== Problem details ==
From the first line of the data below through the line bearing "1022.93, 1022.18, 1021.63]", reproduce each line exactly; do not include pictures.

== Available data ==
** Start **
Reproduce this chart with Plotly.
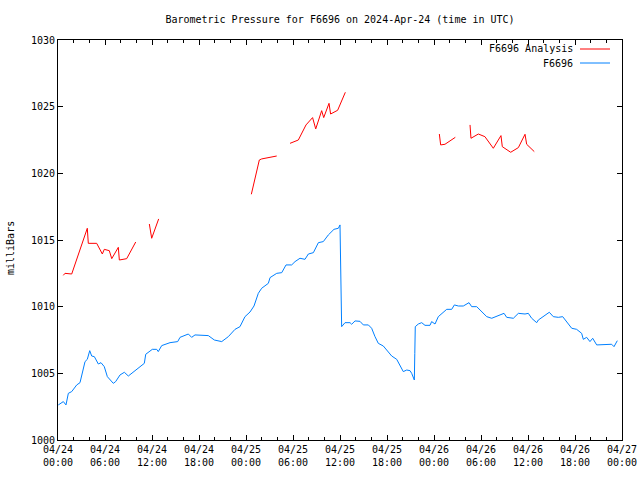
import pandas as pd
import plotly.graph_objects as go

# ---- data (hours since 2024-04-24 00:00 UTC, pressure in mb) ----
analysis_hours = [0.68, 0.89, 1.75, 3.74, 3.87, 4.94, 5.66, 5.91, 6.55, 6.86, 7.70, 7.83, 8.77, 9.92, None,
                  11.66, 11.96, 12.85, None,
                  24.68, 25.70, 26.00, 27.92, None,
                  29.62, 30.68, 31.66, 32.50, 32.90, 33.66, 33.92, 34.60, 34.80, 35.70, 36.68, None,
                  48.68, 48.85, 49.40, 50.04, 50.72, None,
                  52.60, 52.72, 53.66, 54.50, 55.57, 56.55, 56.72, 57.79, 58.77, 59.62, 59.83, 60.80]
analysis_mb = [1012.35, 1012.5, 1012.45, 1015.88, 1014.75, 1014.75, 1013.95, 1014.3, 1014.2, 1013.6, 1014.45, 1013.5, 1013.6, 1014.85, None,
               1016.2, 1015.13, 1016.58, None,
               1018.43, 1021.0, 1021.08, 1021.3, None,
               1022.25, 1022.5, 1023.63, 1024.18, 1023.33, 1024.7, 1024.18, 1025.25, 1024.45, 1024.73, 1026.08, None,
               1022.95, 1022.13, 1022.18, 1022.45, 1022.7, None,
               1023.63, 1022.63, 1022.95, 1022.75, 1021.88, 1022.83, 1022.0, 1021.58, 1021.93, 1022.93, 1022.18, 1021.63]

obs_hours = [0.04, 0.68, 1.02, 1.32, 1.75, 2.39, 2.81, 3.45, 3.74, 4.05, 4.30, 4.64, 5.15, 5.49, 5.91, 6.30,
             7.06, 7.36, 7.92, 8.47, 8.98, 9.83, 11.02, 11.20, 12.04, 12.60, 12.80, 13.24, 14.30, 15.28, 15.58,
             16.64, 17.06, 17.49, 19.19, 19.96, 20.90, 21.74, 22.60, 23.23, 23.87, 24.51, 25.02, 25.57, 26.00,
             26.85, 27.07, 27.92, 28.56, 29.11, 29.83, 30.26, 30.89, 31.53, 31.96, 32.60, 33.24, 33.87, 34.51,
             35.23, 35.79, 36.00, 36.13, 36.21, 36.64, 37.28, 37.49, 37.92, 38.55, 38.98, 39.62, 40.04, 40.47,
             40.89, 41.53, 41.96, 42.60, 43.24, 43.66, 44.08, 44.52, 44.94, 45.15, 45.49, 45.55, 45.61, 46.00,
             46.43, 46.85, 47.49, 47.70, 48.13, 48.55, 48.98, 49.62, 50.26, 50.60, 51.11, 51.74, 52.47, 52.81,
             53.45, 54.09, 54.73, 55.37, 56.00, 56.43, 56.94, 57.28, 58.13, 58.77, 59.62, 60.04, 60.47, 61.11,
             61.32, 61.96, 62.72, 63.23, 63.87, 64.43, 64.94, 65.58, 66.21, 66.85, 67.06, 67.49, 67.91, 68.26,
             68.77, 69.41, 70.04, 70.68, 70.98, 71.40]
obs_mb = [1002.63, 1002.88, 1002.63, 1003.5, 1003.63, 1004.13, 1004.3, 1005.88, 1006.05, 1006.7, 1006.3, 1006.25,
          1005.7, 1005.8, 1005.5, 1004.75, 1004.25, 1004.38, 1004.88, 1005.08, 1004.8, 1005.2, 1005.75, 1006.43,
          1006.8, 1006.8, 1006.63, 1007.08, 1007.3, 1007.38, 1007.7, 1007.95, 1007.7, 1007.88, 1007.83, 1007.5,
          1007.38, 1007.75, 1008.3, 1008.5, 1009.25, 1009.6, 1010.05, 1011.0, 1011.38, 1011.75, 1012.18, 1012.5,
          1012.55, 1013.13, 1013.13, 1013.38, 1013.63, 1013.55, 1013.95, 1014.05, 1014.8, 1014.88, 1015.38,
          1015.8, 1015.88, 1016.13, 1012.25, 1008.5, 1008.8, 1008.8, 1008.68, 1008.93, 1008.9, 1008.63, 1008.63,
          1008.38, 1007.75, 1007.25, 1007.05, 1006.75, 1006.3, 1006.05, 1005.63, 1005.13, 1005.25, 1005.2,
          1005.0, 1004.5, 1006.5, 1008.5, 1008.7, 1008.8, 1008.6, 1008.6, 1008.88, 1008.7, 1009.25, 1009.5,
          1009.8, 1009.8, 1010.13, 1010.05, 1010.05, 1010.3, 1010.0, 1010.0, 1009.63, 1009.25, 1009.13, 1009.25,
          1009.38, 1009.5, 1009.2, 1009.13, 1009.5, 1009.45, 1009.5, 1009.13, 1008.8, 1009.0, 1009.25, 1009.58,
          1009.25, 1009.2, 1009.25, 1008.88, 1008.38, 1008.3, 1008.0, 1007.55, 1007.7, 1007.38, 1007.63, 1007.13,
          1007.13, 1007.13, 1007.18, 1007.0, 1007.45]

title_text = "Barometric Pressure for F6696 on 2024-Apr-24 (time in UTC)"
y_title = "milliBars"
series_names = ["F6696 Analysis", "F6696"]
series_colors = ["#ff0000", "#0080ff"]

base = pd.Timestamp("2024-04-24 00:00")


def to_time(hours):
    return [None if h is None else base + pd.Timedelta(hours=h) for h in hours]


FONT = "DejaVu Sans Mono"

fig = go.Figure()
fig.add_trace(go.Scatter(x=to_time(analysis_hours), y=analysis_mb, mode="lines",
                         line=dict(color=series_colors[0], width=1), connectgaps=False,
                         name=series_names[0], showlegend=False))
fig.add_trace(go.Scatter(x=to_time(obs_hours), y=obs_mb, mode="lines",
                         line=dict(color=series_colors[1], width=1),
                         name=series_names[1], showlegend=False))

# plot-area geometry in pixels
L, R, T, B = 58, 622, 40, 440
def px(x):
    return (x - L) / (R - L)
def py(y):
    return (B - y) / (B - T)

# manual gnuplot-style legend (text, then line sample on the right)
for i, (nm, col) in enumerate(zip(series_names, series_colors)):
    yy = 49 + 14 * i
    fig.add_annotation(x=px(575), y=py(yy), xref="paper", yref="paper", text=nm, showarrow=False,
                       xanchor="right", yanchor="middle", font=dict(family=FONT, size=10, color="black"))
    fig.add_shape(type="line", xref="paper", yref="paper", x0=px(580), x1=px(610), y0=py(yy), y1=py(yy),
                  line=dict(color=col, width=1))

# y axis label
fig.add_annotation(x=px(10), y=py(248), xref="paper", yref="paper", text=y_title, showarrow=False,
                   textangle=-90, xanchor="center", yanchor="middle",
                   font=dict(family=FONT, size=10, color="black"))

fig.update_layout(
    width=640, height=480,
    margin=dict(l=L, r=640 - R, t=T, b=480 - B),
    paper_bgcolor="white", plot_bgcolor="white",
    font=dict(family=FONT, size=10, color="black"),
    title=dict(text=title_text, x=0.5, xref="paper", xanchor="center", y=1 - 19 / 480, yanchor="middle",
               font=dict(family=FONT, size=10, color="black")),
    showlegend=False,
)
fig.update_xaxes(
    type="date", automargin=False,
    range=[base, base + pd.Timedelta(hours=72)],
    tick0=base, dtick=6 * 3600 * 1000, tickformat="%m/%d<br>%H:%M",
    ticks="inside", ticklen=5, tickcolor="black", tickwidth=1,
    minor=dict(tick0=base, dtick=2 * 3600 * 1000, ticks="inside", ticklen=3, tickcolor="black", showgrid=False),
    showline=True, linecolor="black", linewidth=1, mirror="ticks",
    showgrid=False, zeroline=False,
    tickfont=dict(family=FONT, size=10),
)
fig.update_yaxes(
    automargin=False,
    range=[1000, 1030], tick0=1000, dtick=5,
    ticks="inside", ticklen=5, tickcolor="black", tickwidth=1,
    showline=True, linecolor="black", linewidth=1, mirror="ticks",
    showgrid=False, zeroline=False,
    tickfont=dict(family=FONT, size=10),
)

fig.write_html("out.html")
** End **
== Answer for this exercise ==
Reproduce this chart with Plotly.
import pandas as pd
import plotly.graph_objects as go

# ---- data (hours since 2024-04-24 00:00 UTC, pressure in mb) ----
analysis_hours = [0.68, 0.89, 1.75, 3.74, 3.87, 4.94, 5.66, 5.91, 6.55, 6.86, 7.70, 7.83, 8.77, 9.92, None,
                  11.66, 11.96, 12.85, None,
                  24.68, 25.70, 26.00, 27.92, None,
                  29.62, 30.68, 31.66, 32.50, 32.90, 33.66, 33.92, 34.60, 34.80, 35.70, 36.68, None,
                  48.68, 48.85, 49.40, 50.04, 50.72, None,
                  52.60, 52.72, 53.66, 54.50, 55.57, 56.55, 56.72, 57.79, 58.77, 59.62, 59.83, 60.80]
analysis_mb = [1012.35, 1012.5, 1012.45, 1015.88, 1014.75, 1014.75, 1013.95, 1014.3, 1014.2, 1013.6, 1014.45, 1013.5, 1013.6, 1014.85, None,
               1016.2, 1015.13, 1016.58, None,
               1018.43, 1021.0, 1021.08, 1021.3, None,
               1022.25, 1022.5, 1023.63, 1024.18, 1023.33, 1024.7, 1024.18, 1025.25, 1024.45, 1024.73, 1026.08, None,
               1022.95, 1022.13, 1022.18, 1022.45, 1022.7, None,
               1023.63, 1022.63, 1022.95, 1022.75, 1021.88, 1022.83, 1022.0, 1021.58, 1021.93, 1022.93, 1022.18, 1021.63]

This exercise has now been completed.